Hammand-Geoffrey Gevrey Chambertin La Bossiere 1er Cru Monopole 1998 Burgundy Dry, minerally, stoney, tea leaf, zesty.
The palate was rich, light, mineral laden clean and fresh.

Chateau Ferrand Lartigue St-Emilion 1996 Bordeaux Beautiful nose. Pure, rich, lifted, cheesy. Lovely.
Light, pretty, fresh, aromatic. A very Burgundian Bordeaux in a lot of ways.

Chateau Cos d'Estournel St Estephe 1993 Bordeaux Pea, straw/grass, red fruits, smoke, minerals.
Dry, stoney, silky, pepper and jelly fruits.
This is one of my fav Bordeaux Chateau. It is always a pleasure to taste this wine!

Chateau Lagrange St Julien 1995 Bordeaux Corked. Sadly. It happens. What did James Halliday say again?

Chateau Soutard St Emilion Grand Cru 1989  Bordeaux Pure, dry leaf, herbal, minerals.
Silky palate, dark fruits, meaty, jelly fruits,
currants, dry tannins. Resembles an old Coonawarra Cab.

Chateau Ducru Beaucaillou 1989 Bordeaux Pure, dark, steak, plums, currants, floral/violets.
Silky, pure, dry spice, seamless, clay notes, tobacco.
Another of my fav Bordeaux. It was looking spectacular!

Fonseca Vintage Port I missed the vintage of this wine too. However, it was young, vibrant and rich. Like any of the charming Grand Marque Port houses.

Tuesday, 6 December 2011

Matteo's Dinner 05/12/11

One of my most favourite traditions (second only to Burgundy on Boxing Day) is Patrick's Monday dinners held on second month at Matteo's in Brunswick.

This month we looked at four German Rieslings from the excellent vintage of 2007 and three Bordeaux from the much overlooked 2001. Plus the usual Champagne on arrival and mystery wine to finish.

My highlights were the Von Buhl & Kunster Rieslings and the Ferriere. Of course it is quite hard. At these dinners the quality of wine we drink means some great wines are overlooked.

*A NOTE OF WINE NAMES*
So when you get to the German wine names don't freak out. All those words mean something (mainly where they are from and the quality/ripeness level) and sort of mean nothing. German wines with short names are generally not as interesting! Email me if you want an explaination
On Arrival
The Champage was De Sousa Grand Cru NV Blanc de Blancs - No great thing. Have made better wines at cheaper prices.  But the Champagne always suffers once the food and the main show arrives.

Entrees
Muller Catoir Haardter Burgergarten Spatlese Trocken 07 - Dirty, dough, zest, mineral, peach, hint of lime. Balanced and clean, long. Lovely wine, but the most simple of the three sound wines.

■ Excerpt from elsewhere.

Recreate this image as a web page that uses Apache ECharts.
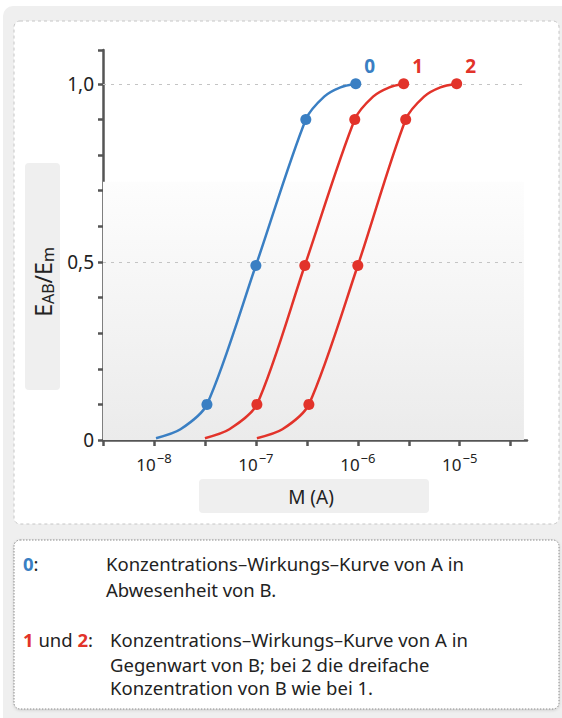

Will definitely improve with time though.
Von Buhl Jesuitengarten Forst Trocken Grosses Gewachs 07 - Lime, floral fresh, dough, hint of soda water, slate/stone. Great harmony, length, delicate, perfumed, dense back palate, v. long. V. impressive. Unfortunately v hard to get hold of any.
Franz Kunstler Holle Grosses Gewachs 07 - Kerosene, dirt, floral notes and minerals. The palate was spicy, long and mineral. Very clean, and a bit chalky. Great wine, all compact and ready to spring into action in 15 or more years.
Von Buhl Paradiesgarten Deidesheim Trocken Grosses Gewachs 07 - Corked. Curse those vile pieces of bark.

Mains
Figeac St Emilion 1er Grand Cru 01 - Hint alcoholic, cherry choco, cheesy, caramel/oaky, dry spice. Quite silky, bitter choco, dark spice, rich mouthfeel, dry tannins. Good wine, a good olde worlde take on a new world style.
Pontet Canet Pauillac 5th Growth 01 -  I think this was slightly oxidised. But still quite drinkable. Dark fruits, hint backwards (oxy), herbal, plums, meaty, hung meats, floral notes, smoke. Pepper and dry - clay like notes.
Montrose St Estephe 2nd Growth 01 - Classy, violets, sweet red & black fruits, currants, spiced ham. Rich in the mouth with lovely silk, a floral lift. Was long and clean. Impressive.
Mystery Wine
Ferriere Margaux 3rd Growth 98 En Magnum - Beautifully perfumed and floral. V pure, hint varnish, dried meats, brown earth, pepper and oak. Very silky with fine dry tannins. The wine did fade a bit, but the initial taste was brilliant. Comfirms that magnums are the perfect storage vessel.

No port to finish. Disappointing, but given I had a cold and could barely hear, probably the wiser option.